10 / Se pose alors la question des modalités de résistance à cette évolution, en prenant en compte que le terme central aujourd'hui de responsabilité n'est pas seulement convoqué et instrumentalisé par certains discours politiques, mais qu'il est également revendiqué par le « public » (au sens de Dewey). Dès lors, il semble important de ne pas abandonner au néolibéralisme l'usage de cette notion qui, à la croisée du politique, du juridique et du scientifique, est aujourd'hui l'objet de multiples mutations et de nouvelles articulations autour notamment du principe de précaution, du principe pollueur-payeur ou de la taxe carbone. Cela suppose d'accepter que les mots détournés soient récupérables, mais aussi d'aller saisir ces changements là où ils ont lieu, non pas dans les théories néolibérales elles-mêmes mais dans les différentes mobilisations que ces changements suscitent, celle des usagers de la santé par exemple [4]. Beau programme en perspective.

Notes

[1] Cette introduction a déjà eu lieu dans le domaine pénal avec Gilles Chantraine, « De l'usage du risque dans le gouvernement du crime. Nouveau prudentialisme et nouvelle pénologie », janvier 2005,
http ://champpenal.revues.org
Et bien sûr, la publication des cours de Michel Foucault de 1977-1978 et 1978-1979, ainsi que la présentation de Michel Senellart de M. Foucault, Sécurité, territoire, population (Paris, Gallimard, 2004, p. 409-410), dans laquelle il indique les effets outre-atlantiques de ces cours depuis une quinzaine d'années en signalant la publication de deux livres majeurs y a largement contribué : Graham Burchell, Colin Gordon et Peter Miller, The Foucault Effect : Studies in Governmentality, Londres, Harvester Wheatsheaf, 1991 et Andrew Barry, Thomas Osborne et Nikolas Rose, Foucault and Political Reason : Liberalism, Neo-Liberalism and Rationalites of Government, Londres, University College, 1996.

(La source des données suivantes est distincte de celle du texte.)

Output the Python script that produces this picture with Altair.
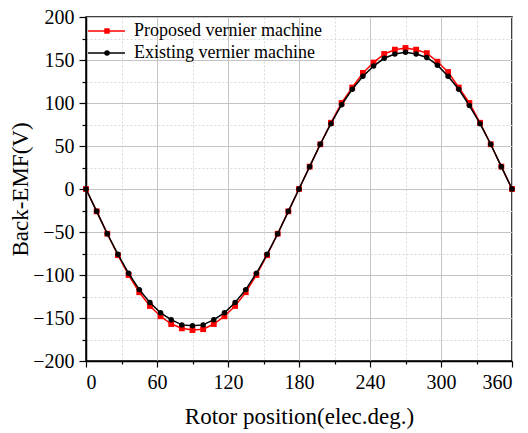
import altair as alt
import pandas as pd

angle = [0, 9, 18, 27, 36, 45, 54, 63, 72, 81, 90, 99, 108, 117, 126, 135, 144, 153, 162, 171,
         180, 189, 198, 207, 216, 225, 234, 243, 252, 261, 270, 279, 288, 297, 306, 315, 324, 333, 342, 351, 360]
proposed = [0, -26, -52, -77, -100, -120, -136, -148, -157, -162, -164, -163, -157, -148, -136, -120, -100, -77, -52, -26,
            0, 26, 52, 77, 100, 118, 135, 147, 157, 162, 164, 162, 158, 148, 136, 118, 100, 77, 52, 26, 0]
existing = [0, -26, -52, -76, -98, -117, -132, -144, -152, -158, -159, -158, -152, -144, -132, -117, -98, -76, -52, -26,
            0, 26, 52, 76, 98, 116, 131, 143, 152, 157, 159, 157, 153, 144, 131, 116, 97, 76, 52, 26, 0]
series_names = ["Proposed vernier machine", "Existing vernier machine"]
series_colors = ["#ff0000", "#000000"]
x_ticks = list(range(0, 361, 30))
y_ticks = list(range(-200, 201, 25))

FONT = "Liberation Serif"
W, H = 426, 344

df_p = pd.DataFrame({"angle": angle, "emf": proposed})
df_e = pd.DataFrame({"angle": angle, "emf": existing})

x_enc = alt.X("angle:Q", scale=alt.Scale(domain=[0, 360], nice=False),
              axis=alt.Axis(values=x_ticks, title="Rotor position(elec.deg.)",
                            labelExpr="datum.value % 60 === 0 ? datum.label : ''",
                            tickSize={"condition": {"test": "datum.value % 60 === 0", "value": 6}, "value": 3},
                            gridDash={"condition": {"test": "datum.value % 60 === 0", "value": []}, "value": [2, 2]},
                            gridColor={"condition": {"test": "datum.value % 60 === 0", "value": "#c4c4c4"}, "value": "#dadada"},
                            labelPadding=5, titlePadding=13))
y_enc = alt.Y("emf:Q", scale=alt.Scale(domain=[-200, 200], nice=False),
              axis=alt.Axis(values=y_ticks, title="Back-EMF(V)",
                            labelExpr="datum.value % 50 === 0 ? datum.label : ''",
                            tickSize={"condition": {"test": "datum.value % 50 === 0", "value": 7}, "value": 4},
                            gridDash={"condition": {"test": "datum.value % 50 === 0", "value": []}, "value": [2, 2]},
                            gridColor={"condition": {"test": "datum.value % 50 === 0", "value": "#c4c4c4"}, "value": "#dadada"},
                            labelPadding=5, titleX=-66, titleBaseline="middle"))

base_p = alt.Chart(df_p).encode(x=x_enc, y=y_enc)
base_e = alt.Chart(df_e).encode(x=x_enc, y=y_enc)

line_p = base_p.mark_line(color=series_colors[0], strokeWidth=1.5)
pts_p = base_p.mark_point(shape="square", filled=True, size=34, color=series_colors[0], opacity=1)
line_e = base_e.mark_line(color=series_colors[1], strokeWidth=1.5)
pts_e = base_e.mark_point(shape="circle", filled=True, size=30, color=series_colors[1], opacity=1)

leg_df = pd.DataFrame({"name": series_names})
legend_layers = []
shapes = ["square", "circle"]
for i, (nm, col, shp) in enumerate(zip(series_names, series_colors, shapes)):
    ly = 14 + i * 22
    d = leg_df.iloc[[i]]
    legend_layers.append(alt.Chart(d).mark_rule(color=col, strokeWidth=1.5).encode(
        x=alt.value(2), x2=alt.value(39), y=alt.value(ly)))
    legend_layers.append(alt.Chart(d).mark_point(shape=shp, filled=True, size=30, color=col, opacity=1).encode(
        x=alt.value(21), y=alt.value(ly)))
    legend_layers.append(alt.Chart(d).mark_text(align="left", baseline="middle", font=FONT, fontSize=18,
                                                color="black").encode(
        x=alt.value(48), y=alt.value(ly), text="name:N"))

chart = alt.layer(line_p, pts_p, line_e, pts_e, *legend_layers).properties(
    width=W, height=H,
    background="white",
    autosize=alt.AutoSizeParams(type="none"),
    padding={"left": 86, "top": 17, "right": 16, "bottom": 72},
).configure_view(stroke="black", strokeWidth=1.5).configure_axis(
    labelFont=FONT, labelFontSize=20, labelColor="black",
    titleFont=FONT, titleFontSize=23, titleFontWeight="normal", titleColor="black",
    domainColor="black", domainWidth=1.5, tickColor="black", tickWidth=1.2,
    grid=True, gridWidth=1,
)

chart.save("out.html", embed_options={"renderer": "svg", "actions": False})
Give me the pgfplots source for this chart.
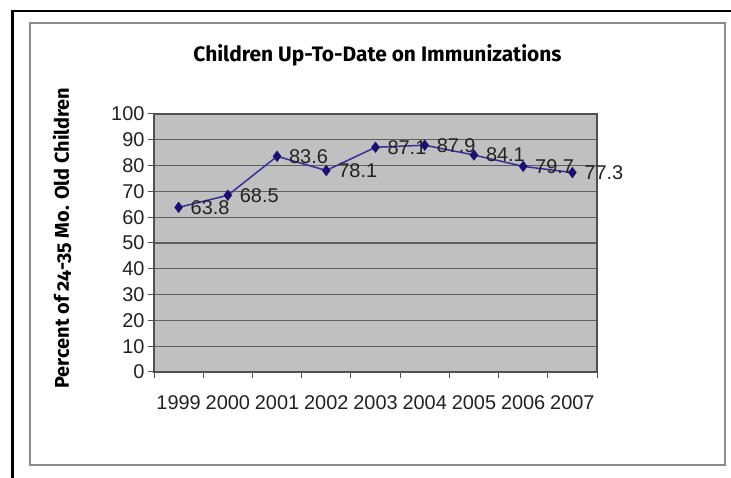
\documentclass[border=0pt]{standalone}
\usepackage{fontspec}
\setmainfont{Liberation Sans}
\newfontfamily\headfont{Fira Sans}[Numbers=OldStyle]
\usepackage{pgfplots}
\pgfplotsset{compat=1.18}

\definecolor{plotbg}{RGB}{192,192,192}
\definecolor{gridgray}{RGB}{95,95,95}
\definecolor{axisgray}{RGB}{80,80,80}
\definecolor{seriesline}{RGB}{58,47,154}
\definecolor{seriesmark}{RGB}{28,15,114}
\definecolor{framegray}{RGB}{140,140,140}
\definecolor{labeltext}{RGB}{34,34,34}

\begin{document}
\begin{tikzpicture}[x=1bp,y=1bp]
\path[use as bounding box] (0,0) rectangle (731,478);
% outer frame (top and left edges)
\draw[line width=2.7bp] (12.5,0) -- (12.5,467) -- (731,467);
% chart area border
\draw[framegray, line width=1.3bp] (30,13) rectangle (725,455);
\node[font=\headfont\bfseries\fontsize{21}{24}\selectfont] at (377.5,423)
  {Children Up-To-Date on Immunizations};
\node[rotate=90, font=\headfont\bfseries\fontsize{20}{23}\selectfont] at (62,240)
  {Percent of 24-35 Mo. Old Children};
\begin{axis}[
  at={(154bp,106bp)}, anchor=south west,
  scale only axis, width=443bp, height=258bp,
  xmin=-0.5, xmax=8.5, ymin=0, ymax=100,
  axis background/.style={fill=plotbg},
  axis line style={axisgray, line width=1.2bp},
  xtick={0,1,2,3,4,5,6,7,8},
  xticklabels={1999,2000,2001,2002,2003,2004,2005,2006,2007},
  major x tick style={draw=none},
  minor xtick={-0.5,0.5,1.5,2.5,3.5,4.5,5.5,6.5,7.5,8.5},
  minor x tick style={axisgray, line width=1bp},
  ytick={0,10,...,100},
  y tick style={axisgray, line width=1bp},
  tick align=outside,
  major tick length=6bp, minor tick length=6bp,
  xtick pos=bottom, ytick pos=left,
  ymajorgrids,
  grid style={gridgray, line width=1.1bp},
  ticklabel style={font=\fontsize{20}{24}\selectfont, text=labeltext},
  xticklabel style={yshift=-14bp},
  /pgf/number format/assume math mode=true,
  clip=false,
  nodes near coords,
  nodes near coords align={horizontal},
  every node near coord/.append style={font=\fontsize{20}{24}\selectfont,
    text=labeltext, anchor=west, xshift=8bp,
    /pgf/number format/.cd, fixed, precision=1, fixed zerofill},
]
\addplot[seriesline, line width=1.5bp, mark=diamond*, mark size=4.5bp,
  mark options={fill=seriesmark, draw=seriesmark}]
  coordinates {(0,63.8) (1,68.5) (2,83.6) (3,78.1) (4,87.1)
               (5,87.9) (6,84.1) (7,79.7) (8,77.3)};
\end{axis}
\end{tikzpicture}
\end{document}
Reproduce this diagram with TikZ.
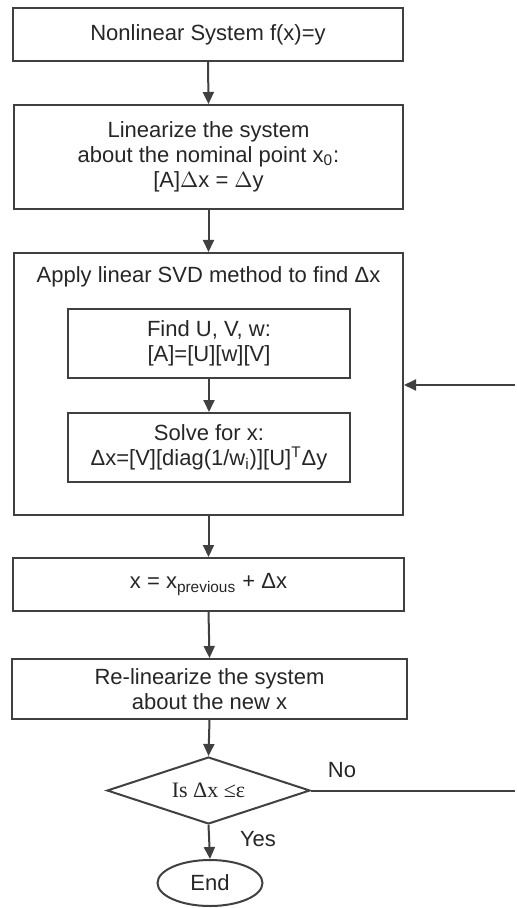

[2] À l'origine, ces différents articles ont fait l'objet d'interventions lors d'une journée d'études organisée par Bertrand Guillarme et Émilie Hache avec le laboratoire de théorie politique (EA 2299) de l'Université Paris 8 Vincennes-Saint Denis et l'ACI « anthropologie de la peur, politiques du risque » le 16 juin 2006 à l'université Paris 8. Je remercie ici Bertrand Guillarme pour la confiance qu'il m'a accordée et sans qui cette journée n'aurait pas pu se faire.

[3] Sur ce même sujet, voir le dernier numéro de la revue Vacarme dont le dossier central est intitulé « De Thatchter à Sarkozy. Survivre aux révolutions conservatrices », no 41, automne 2007.

[4] Cf. Nicolas Dodier, Leçons politiques de l'épidémie de sida, Paris, Éditions de l'EHESS, 2003 ou Michel Callon (et Valolona Rabeharisoa), Le pouvoir des malades, Paris, École des Mines, 1999.